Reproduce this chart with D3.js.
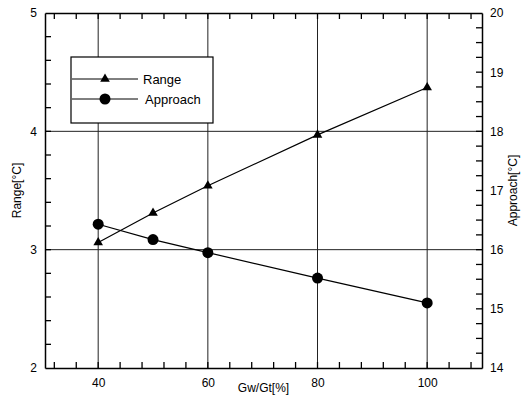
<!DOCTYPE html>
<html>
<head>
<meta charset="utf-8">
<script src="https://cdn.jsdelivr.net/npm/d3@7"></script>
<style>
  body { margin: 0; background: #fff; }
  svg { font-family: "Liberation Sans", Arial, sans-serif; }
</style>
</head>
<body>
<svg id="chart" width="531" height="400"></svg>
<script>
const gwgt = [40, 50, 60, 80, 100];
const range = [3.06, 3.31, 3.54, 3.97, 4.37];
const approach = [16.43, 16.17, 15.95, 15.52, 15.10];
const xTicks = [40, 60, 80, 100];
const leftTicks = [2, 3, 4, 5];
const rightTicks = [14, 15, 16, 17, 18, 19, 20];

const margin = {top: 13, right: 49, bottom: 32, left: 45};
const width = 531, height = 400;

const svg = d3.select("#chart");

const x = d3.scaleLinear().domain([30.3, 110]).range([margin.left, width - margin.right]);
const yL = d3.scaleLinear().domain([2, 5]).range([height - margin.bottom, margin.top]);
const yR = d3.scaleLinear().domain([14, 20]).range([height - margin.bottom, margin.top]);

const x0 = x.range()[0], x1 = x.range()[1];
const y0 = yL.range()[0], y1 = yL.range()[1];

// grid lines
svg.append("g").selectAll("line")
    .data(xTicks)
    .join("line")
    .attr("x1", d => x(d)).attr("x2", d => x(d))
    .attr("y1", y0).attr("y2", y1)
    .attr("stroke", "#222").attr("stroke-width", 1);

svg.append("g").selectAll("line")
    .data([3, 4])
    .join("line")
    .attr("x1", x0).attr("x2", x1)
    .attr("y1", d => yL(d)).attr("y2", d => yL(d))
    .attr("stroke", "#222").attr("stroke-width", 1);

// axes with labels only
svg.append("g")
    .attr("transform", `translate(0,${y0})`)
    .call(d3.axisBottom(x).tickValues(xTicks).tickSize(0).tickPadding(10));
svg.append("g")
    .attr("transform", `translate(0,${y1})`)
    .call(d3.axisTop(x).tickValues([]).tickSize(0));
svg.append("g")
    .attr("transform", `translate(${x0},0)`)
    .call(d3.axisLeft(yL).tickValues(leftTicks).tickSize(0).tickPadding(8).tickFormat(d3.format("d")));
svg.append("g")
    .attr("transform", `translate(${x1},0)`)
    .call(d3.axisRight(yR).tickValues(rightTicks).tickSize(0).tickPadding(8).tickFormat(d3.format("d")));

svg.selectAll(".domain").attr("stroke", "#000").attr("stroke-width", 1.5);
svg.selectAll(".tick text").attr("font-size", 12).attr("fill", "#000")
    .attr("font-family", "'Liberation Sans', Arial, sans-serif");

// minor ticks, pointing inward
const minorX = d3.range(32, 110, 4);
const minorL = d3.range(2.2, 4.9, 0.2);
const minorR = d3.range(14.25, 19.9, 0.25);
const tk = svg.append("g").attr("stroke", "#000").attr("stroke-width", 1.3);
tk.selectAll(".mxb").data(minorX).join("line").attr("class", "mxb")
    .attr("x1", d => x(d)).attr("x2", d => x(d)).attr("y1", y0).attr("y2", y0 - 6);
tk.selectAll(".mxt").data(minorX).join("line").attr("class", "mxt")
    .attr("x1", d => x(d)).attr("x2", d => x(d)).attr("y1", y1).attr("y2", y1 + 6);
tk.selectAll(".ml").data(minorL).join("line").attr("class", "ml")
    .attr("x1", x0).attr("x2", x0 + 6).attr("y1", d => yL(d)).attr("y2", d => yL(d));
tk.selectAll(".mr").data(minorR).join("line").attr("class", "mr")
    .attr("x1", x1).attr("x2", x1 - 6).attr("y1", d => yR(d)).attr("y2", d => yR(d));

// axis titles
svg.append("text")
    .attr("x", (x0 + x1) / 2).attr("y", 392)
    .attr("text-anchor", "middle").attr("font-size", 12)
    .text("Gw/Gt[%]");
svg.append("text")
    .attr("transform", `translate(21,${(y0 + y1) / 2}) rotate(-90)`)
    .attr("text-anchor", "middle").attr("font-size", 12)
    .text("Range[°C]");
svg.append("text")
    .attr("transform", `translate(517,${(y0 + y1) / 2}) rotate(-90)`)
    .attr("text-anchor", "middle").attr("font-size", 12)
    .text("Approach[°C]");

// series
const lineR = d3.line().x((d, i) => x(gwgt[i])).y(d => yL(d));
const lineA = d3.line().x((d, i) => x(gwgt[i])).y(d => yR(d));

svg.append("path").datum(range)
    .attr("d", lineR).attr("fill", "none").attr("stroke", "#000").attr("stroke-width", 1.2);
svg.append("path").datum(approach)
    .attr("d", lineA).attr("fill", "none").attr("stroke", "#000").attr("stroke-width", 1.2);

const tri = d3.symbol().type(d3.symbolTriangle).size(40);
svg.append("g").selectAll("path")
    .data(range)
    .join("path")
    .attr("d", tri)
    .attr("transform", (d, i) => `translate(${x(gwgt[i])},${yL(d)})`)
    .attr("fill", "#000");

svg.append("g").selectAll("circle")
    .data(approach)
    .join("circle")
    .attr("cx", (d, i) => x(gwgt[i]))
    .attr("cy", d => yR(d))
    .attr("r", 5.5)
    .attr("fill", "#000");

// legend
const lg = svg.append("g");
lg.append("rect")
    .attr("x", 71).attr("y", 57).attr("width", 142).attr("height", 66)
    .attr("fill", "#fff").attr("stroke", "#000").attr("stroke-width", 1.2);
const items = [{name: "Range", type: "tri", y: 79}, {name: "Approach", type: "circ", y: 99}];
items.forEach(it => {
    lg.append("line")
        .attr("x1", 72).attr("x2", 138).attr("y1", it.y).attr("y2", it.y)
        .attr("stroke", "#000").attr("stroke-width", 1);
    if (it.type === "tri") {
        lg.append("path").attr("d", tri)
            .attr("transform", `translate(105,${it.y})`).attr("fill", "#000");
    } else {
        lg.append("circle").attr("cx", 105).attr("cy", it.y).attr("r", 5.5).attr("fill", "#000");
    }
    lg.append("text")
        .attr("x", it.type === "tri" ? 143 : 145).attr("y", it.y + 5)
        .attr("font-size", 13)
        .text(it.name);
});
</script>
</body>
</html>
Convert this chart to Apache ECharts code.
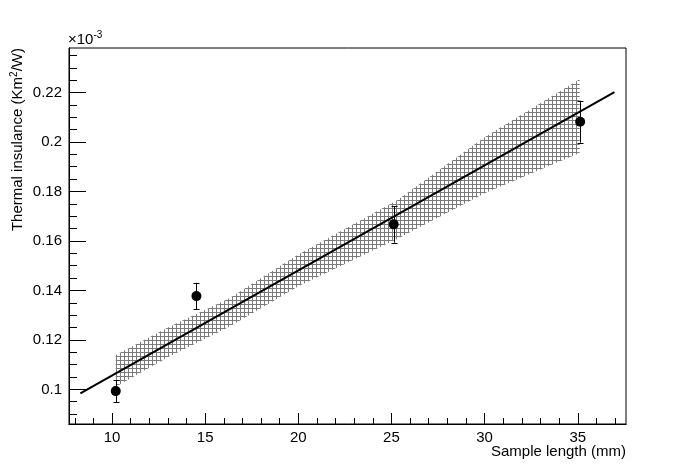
========================================
## Given exercise
Transcribe the records verbatim and omit the images.

## Response to this task
Reproduce this chart with D3.js.
<!DOCTYPE html>
<html>
<head>
<meta charset="utf-8">
<script src="https://cdn.jsdelivr.net/npm/d3@7"></script>
<style>
  body { margin: 0; background: #fff; }
  svg { font-family: "Liberation Sans", Arial, sans-serif; }
</style>
</head>
<body>
<svg id="chart" width="531" height="400"></svg>
<script>
const gwgt = [40, 50, 60, 80, 100];
const range = [3.06, 3.31, 3.54, 3.97, 4.37];
const approach = [16.43, 16.17, 15.95, 15.52, 15.10];
const xTicks = [40, 60, 80, 100];
const leftTicks = [2, 3, 4, 5];
const rightTicks = [14, 15, 16, 17, 18, 19, 20];

const margin = {top: 13, right: 49, bottom: 32, left: 45};
const width = 531, height = 400;

const svg = d3.select("#chart");

const x = d3.scaleLinear().domain([30.3, 110]).range([margin.left, width - margin.right]);
const yL = d3.scaleLinear().domain([2, 5]).range([height - margin.bottom, margin.top]);
const yR = d3.scaleLinear().domain([14, 20]).range([height - margin.bottom, margin.top]);

const x0 = x.range()[0], x1 = x.range()[1];
const y0 = yL.range()[0], y1 = yL.range()[1];

// grid lines
svg.append("g").selectAll("line")
    .data(xTicks)
    .join("line")
    .attr("x1", d => x(d)).attr("x2", d => x(d))
    .attr("y1", y0).attr("y2", y1)
    .attr("stroke", "#222").attr("stroke-width", 1);

svg.append("g").selectAll("line")
    .data([3, 4])
    .join("line")
    .attr("x1", x0).attr("x2", x1)
    .attr("y1", d => yL(d)).attr("y2", d => yL(d))
    .attr("stroke", "#222").attr("stroke-width", 1);

// axes with labels only
svg.append("g")
    .attr("transform", `translate(0,${y0})`)
    .call(d3.axisBottom(x).tickValues(xTicks).tickSize(0).tickPadding(10));
svg.append("g")
    .attr("transform", `translate(0,${y1})`)
    .call(d3.axisTop(x).tickValues([]).tickSize(0));
svg.append("g")
    .attr("transform", `translate(${x0},0)`)
    .call(d3.axisLeft(yL).tickValues(leftTicks).tickSize(0).tickPadding(8).tickFormat(d3.format("d")));
svg.append("g")
    .attr("transform", `translate(${x1},0)`)
    .call(d3.axisRight(yR).tickValues(rightTicks).tickSize(0).tickPadding(8).tickFormat(d3.format("d")));

svg.selectAll(".domain").attr("stroke", "#000").attr("stroke-width", 1.5);
svg.selectAll(".tick text").attr("font-size", 12).attr("fill", "#000")
    .attr("font-family", "'Liberation Sans', Arial, sans-serif");

// minor ticks, pointing inward
const minorX = d3.range(32, 110, 4);
const minorL = d3.range(2.2, 4.9, 0.2);
const minorR = d3.range(14.25, 19.9, 0.25);
const tk = svg.append("g").attr("stroke", "#000").attr("stroke-width", 1.3);
tk.selectAll(".mxb").data(minorX).join("line").attr("class", "mxb")
    .attr("x1", d => x(d)).attr("x2", d => x(d)).attr("y1", y0).attr("y2", y0 - 6);
tk.selectAll(".mxt").data(minorX).join("line").attr("class", "mxt")
    .attr("x1", d => x(d)).attr("x2", d => x(d)).attr("y1", y1).attr("y2", y1 + 6);
tk.selectAll(".ml").data(minorL).join("line").attr("class", "ml")
    .attr("x1", x0).attr("x2", x0 + 6).attr("y1", d => yL(d)).attr("y2", d => yL(d));
tk.selectAll(".mr").data(minorR).join("line").attr("class", "mr")
    .attr("x1", x1).attr("x2", x1 - 6).attr("y1", d => yR(d)).attr("y2", d => yR(d));

// axis titles
svg.append("text")
    .attr("x", (x0 + x1) / 2).attr("y", 392)
    .attr("text-anchor", "middle").attr("font-size", 12)
    .text("Gw/Gt[%]");
svg.append("text")
    .attr("transform", `translate(21,${(y0 + y1) / 2}) rotate(-90)`)
    .attr("text-anchor", "middle").attr("font-size", 12)
    .text("Range[°C]");
svg.append("text")
    .attr("transform", `translate(517,${(y0 + y1) / 2}) rotate(-90)`)
    .attr("text-anchor", "middle").attr("font-size", 12)
    .text("Approach[°C]");

// series
const lineR = d3.line().x((d, i) => x(gwgt[i])).y(d => yL(d));
const lineA = d3.line().x((d, i) => x(gwgt[i])).y(d => yR(d));

svg.append("path").datum(range)
    .attr("d", lineR).attr("fill", "none").attr("stroke", "#000").attr("stroke-width", 1.2);
svg.append("path").datum(approach)
    .attr("d", lineA).attr("fill", "none").attr("stroke", "#000").attr("stroke-width", 1.2);

const tri = d3.symbol().type(d3.symbolTriangle).size(40);
svg.append("g").selectAll("path")
    .data(range)
    .join("path")
    .attr("d", tri)
    .attr("transform", (d, i) => `translate(${x(gwgt[i])},${yL(d)})`)
    .attr("fill", "#000");

svg.append("g").selectAll("circle")
    .data(approach)
    .join("circle")
    .attr("cx", (d, i) => x(gwgt[i]))
    .attr("cy", d => yR(d))
    .attr("r", 5.5)
    .attr("fill", "#000");

// legend
const lg = svg.append("g");
lg.append("rect")
    .attr("x", 71).attr("y", 57).attr("width", 142).attr("height", 66)
    .attr("fill", "#fff").attr("stroke", "#000").attr("stroke-width", 1.2);
const items = [{name: "Range", type: "tri", y: 79}, {name: "Approach", type: "circ", y: 99}];
items.forEach(it => {
    lg.append("line")
        .attr("x1", 72).attr("x2", 138).attr("y1", it.y).attr("y2", it.y)
        .attr("stroke", "#000").attr("stroke-width", 1);
    if (it.type === "tri") {
        lg.append("path").attr("d", tri)
            .attr("transform", `translate(105,${it.y})`).attr("fill", "#000");
    } else {
        lg.append("circle").attr("cx", 105).attr("cy", it.y).attr("r", 5.5).attr("fill", "#000");
    }
    lg.append("text")
        .attr("x", it.type === "tri" ? 143 : 145).attr("y", it.y + 5)
        .attr("font-size", 13)
        .text(it.name);
});
</script>
</body>
</html>
Convert this chart to Apache ECharts code.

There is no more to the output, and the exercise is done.